• Information shown
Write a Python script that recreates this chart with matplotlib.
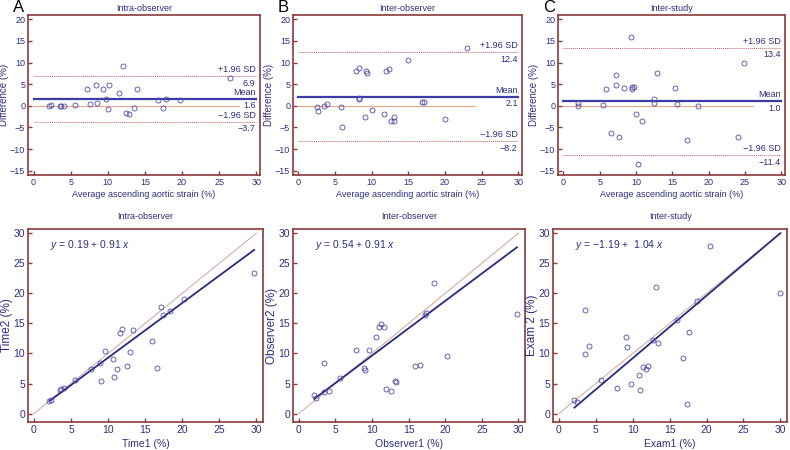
import matplotlib
matplotlib.use('Agg')
import matplotlib.pyplot as plt

plt.rcParams['font.family'] = ['Liberation Sans', 'DejaVu Sans']
plt.rcParams['mathtext.fontset'] = 'custom'
plt.rcParams['mathtext.rm'] = 'Liberation Sans'
plt.rcParams['mathtext.it'] = 'Liberation Sans:italic'

# ---- Bland-Altman data (average, difference) ----
intra_avg = [2.1, 2.3, 3.5, 3.7, 4.1, 5.6, 7.2, 7.6, 8.4, 8.6, 9.3, 9.8, 10.0, 10.2,
             11.5, 12.0, 12.5, 12.9, 13.5, 13.9, 16.7, 17.4, 17.8, 19.7, 26.4]
intra_diff = [0.0, 0.15, -0.15, -0.15, 0.0, 0.15, 3.85, 0.46, 4.9, 0.7, 3.85, 1.6, -0.7, 4.9,
              3.0, 9.15, -1.6, -1.9, -0.54, 4.0, 1.3, -0.4, 1.46, 1.3, 6.5]

inter_avg = [2.5, 2.7, 3.5, 3.9, 5.8, 6.0, 7.9, 8.2, 8.2, 8.3, 9.2, 9.3, 9.1, 10.0,
             11.7, 11.9, 12.4, 12.6, 13.0, 13.0, 14.9, 16.8, 17.1, 20.0, 23.0]
inter_diff = [-0.2, -1.15, -0.1, 0.5, -0.3, -4.8, 8.0, 8.85, 1.9, 1.5, 8.0, 7.5, -2.6, -0.9,
              -2.0, 8.1, 8.5, -3.5, -2.6, -3.5, 10.6, 0.77, 0.77, -3.15, 13.3]

study_avg = [2.0, 2.0, 5.5, 5.9, 6.6, 7.2, 7.25, 7.7, 8.4, 9.3, 9.4, 9.5, 9.7, 10.0,
             10.3, 10.8, 12.4, 12.4, 12.9, 15.4, 15.7, 17.0, 18.5, 24.0, 24.9]
study_diff = [0.6, 0.0, 0.15, 3.8, -6.2, 4.9, 7.2, -7.1, 4.2, 15.8, 3.8, 4.4, 4.3, -1.8,
              -13.4, -3.6, 1.5, 0.6, 7.5, 4.15, 0.46, -7.85, 0.0, -7.3, 9.8]

# mean, upper limit, lower limit
intra_limits = [1.6, 6.9, -3.7]
inter_limits = [2.1, 12.4, -8.2]
study_limits = [1.0, 13.4, -11.4]

# ---- scatter data ----
time1 = [2.1, 2.35, 3.5, 3.7, 4.1, 5.6, 7.7, 8.9, 9.1, 9.6, 10.6, 10.8, 11.2, 11.6,
         11.9, 12.6, 13.0, 13.3, 15.9, 16.6, 17.2, 17.4, 18.4, 20.2, 29.7]
time2 = [2.06, 2.3, 3.85, 4.06, 4.2, 5.56, 7.46, 8.35, 5.4, 10.46, 9.1, 6.07, 7.4, 13.47,
         14.0, 7.9, 10.2, 13.9, 12.1, 7.57, 17.75, 16.36, 17.1, 19.1, 23.4]

obs1 = [2.1, 2.35, 3.5, 3.45, 4.1, 5.65, 7.8, 8.95, 9.1, 9.6, 10.6, 10.9, 11.2, 11.6,
        11.9, 12.6, 13.1, 13.3, 15.9, 16.6, 17.2, 17.4, 18.5, 20.2, 29.8]
obs2 = [3.17, 2.6, 8.4, 3.56, 3.7, 6.0, 10.5, 7.6, 7.2, 10.6, 12.8, 14.4, 14.9, 14.4,
        4.06, 3.7, 5.5, 5.3, 7.9, 8.07, 16.4, 16.75, 21.7, 9.6, 16.5]

exam1 = [2.1, 2.4, 3.5, 3.6, 4.1, 5.7, 7.9, 9.1, 9.2, 9.7, 10.8, 10.95, 11.35, 11.8,
         12.1, 12.8, 13.2, 13.4, 16.0, 16.8, 17.3, 17.6, 18.7, 20.5, 30.0]
exam2 = [2.2, 1.9, 9.9, 17.3, 11.3, 5.6, 4.25, 12.7, 11.0, 5.0, 6.5, 3.9, 7.7, 7.46,
         7.85, 12.3, 21.1, 11.8, 15.5, 9.2, 1.6, 13.5, 18.7, 27.8, 20.1]

# intercept, slope
intra_fit = [0.19, 0.91]
inter_fit = [0.54, 0.91]
study_fit = [-1.19, 1.04]

titles = ['Intra-observer', 'Inter-observer', 'Inter-study']
letters = ['A', 'B', 'C']

FRAME = '#8b3a3a'
TEXT = '#2e2e80'
MARK = '#4c4ca8'

W, H = 790, 450
fig = plt.figure(figsize=(7.9, 4.5), dpi=100)


def px_axes(l, t, r, b):
    return fig.add_axes([l / W, 1 - b / H, (r - l) / W, (b - t) / H])


def style(ax, fs):
    for s in ax.spines.values():
        s.set_color(FRAME)
        s.set_linewidth(1.2)
    ax.tick_params(direction='in', length=3, width=1, color=FRAME,
                   labelcolor=TEXT, labelsize=fs, top=False, right=False, pad=2)
    ax.set_xticks([0, 5, 10, 15, 20, 25, 30])


# ---------- top row: Bland-Altman ----------
top_boxes = [(28, 15, 260, 175), (293, 15, 522, 175), (558, 15, 785, 175)]
ba = [(intra_avg, intra_diff, intra_limits),
      (inter_avg, inter_diff, inter_limits),
      (study_avg, study_diff, study_limits)]

for i, (box, (avg, diff, lim)) in enumerate(zip(top_boxes, ba)):
    ax = px_axes(*box)
    style(ax, 6.5)
    ax.set_xlim(-0.75, 30.5)
    ax.set_ylim(-16, 21)
    ax.set_yticks([-15, -10, -5, 0, 5, 10, 15, 20])
    ax.set_yticklabels(['\u221215', '\u221210', '\u22125', '0', '5', '10', '15', '20'])

    ax.plot([0, max(avg) * 1.05], [0, 0], color='#e8a888', lw=0.8)
    ax.plot([0, 30], [lim[0], lim[0]], color='#3c3ca8', lw=1.6)
    ax.plot([0, 30], [lim[1], lim[1]], color='#c46060', lw=0.7, ls=(0, (1, 1)))
    ax.plot([0, 30], [lim[2], lim[2]], color='#c46060', lw=0.7, ls=(0, (1, 1)))
    ax.plot(avg, diff, 'o', ms=3.6, mfc='none', mec=MARK, mew=0.6)

    for val, lab in zip(lim, ['Mean', '+1.96 SD', '\u22121.96 SD']):
        ax.text(29.9, val + 0.5, lab, ha='right', va='bottom', fontsize=6.5, color=TEXT)
        ax.text(29.9, val - 0.6, f'{val:.1f}'.replace('-', '\u2212'),
                ha='right', va='top', fontsize=6.5, color=TEXT)

    ax.set_xlabel('Average ascending aortic strain (%)', fontsize=6.5, color=TEXT, labelpad=2)
    ax.set_ylabel('Difference (%)', fontsize=7, color=TEXT)
    ax.yaxis.set_label_coords(-19 / (box[2] - box[0]), 0.5)
    ax.set_title(titles[i], fontsize=6.5, color=TEXT, pad=3)
    fig.text((box[0] - 15) / W, 1 - 8 / H, letters[i], fontsize=12,
             ha='left', va='center', color='black')

# ---------- bottom row: scatter with regression ----------
bot_boxes = [(28, 229, 263, 422), (293, 229, 525, 422), (553, 229, 787, 422)]
sc = [(time1, time2, intra_fit, 'Time1 (%)', 'Time2 (%)'),
      (obs1, obs2, inter_fit, 'Observer1 (%)', 'Observer2 (%)'),
      (exam1, exam2, study_fit, 'Exam1 (%)', 'Exam 2 (%)')]

for i, (box, (x, y, fit, xl, yl)) in enumerate(zip(bot_boxes, sc)):
    ax = px_axes(*box)
    style(ax, 7.5)
    ax.set_xlim(-0.8, 30.9)
    ax.set_ylim(-1.4, 30.7)
    ax.set_yticks([0, 5, 10, 15, 20, 25, 30])

    ax.plot([0, 30], [0, 30], color='#d8aca4', lw=0.8)
    x0, x1 = min(x), max(x)
    ax.plot([x0, x1], [fit[0] + fit[1] * x0, fit[0] + fit[1] * x1],
            color='#2a2a80', lw=1.3)
    ax.plot(x, y, 'o', ms=3.6, mfc='none', mec=MARK, mew=0.6)

    b = f'{fit[0]:.2f}'.replace('-', '\u2212')
    gap = ' ' if fit[0] < 0 else ''
    ax.text(0.095, 0.915, f'$y$ = {b} + {gap}{fit[1]:.2f} $x$', transform=ax.transAxes,
            fontsize=7.5, color=TEXT, ha='left', va='center')

    ax.set_xlabel(xl, fontsize=7.5, color=TEXT, labelpad=3)
    ax.set_ylabel(yl, fontsize=8.5, color=TEXT)
    ax.yaxis.set_label_coords(-15 / (box[2] - box[0]), 0.5)
    ax.set_title(titles[i], fontsize=6.5, color=TEXT, pad=7)

fig.savefig('out.png', dpi=100)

• Written request
Look at the listing and set down only the lines from its start through the line with "plt.rcParams['mathtext.it'] = 'Liberation", word for word and without pictures.

• Solution below
Write a Python script that recreates this chart with matplotlib.
import matplotlib
matplotlib.use('Agg')
import matplotlib.pyplot as plt

plt.rcParams['font.family'] = ['Liberation Sans', 'DejaVu Sans']
plt.rcParams['mathtext.fontset'] = 'custom'
plt.rcParams['mathtext.rm'] = 'Liberation Sans'
plt.rcParams['mathtext.it'] = 'Liberation Sans:italic'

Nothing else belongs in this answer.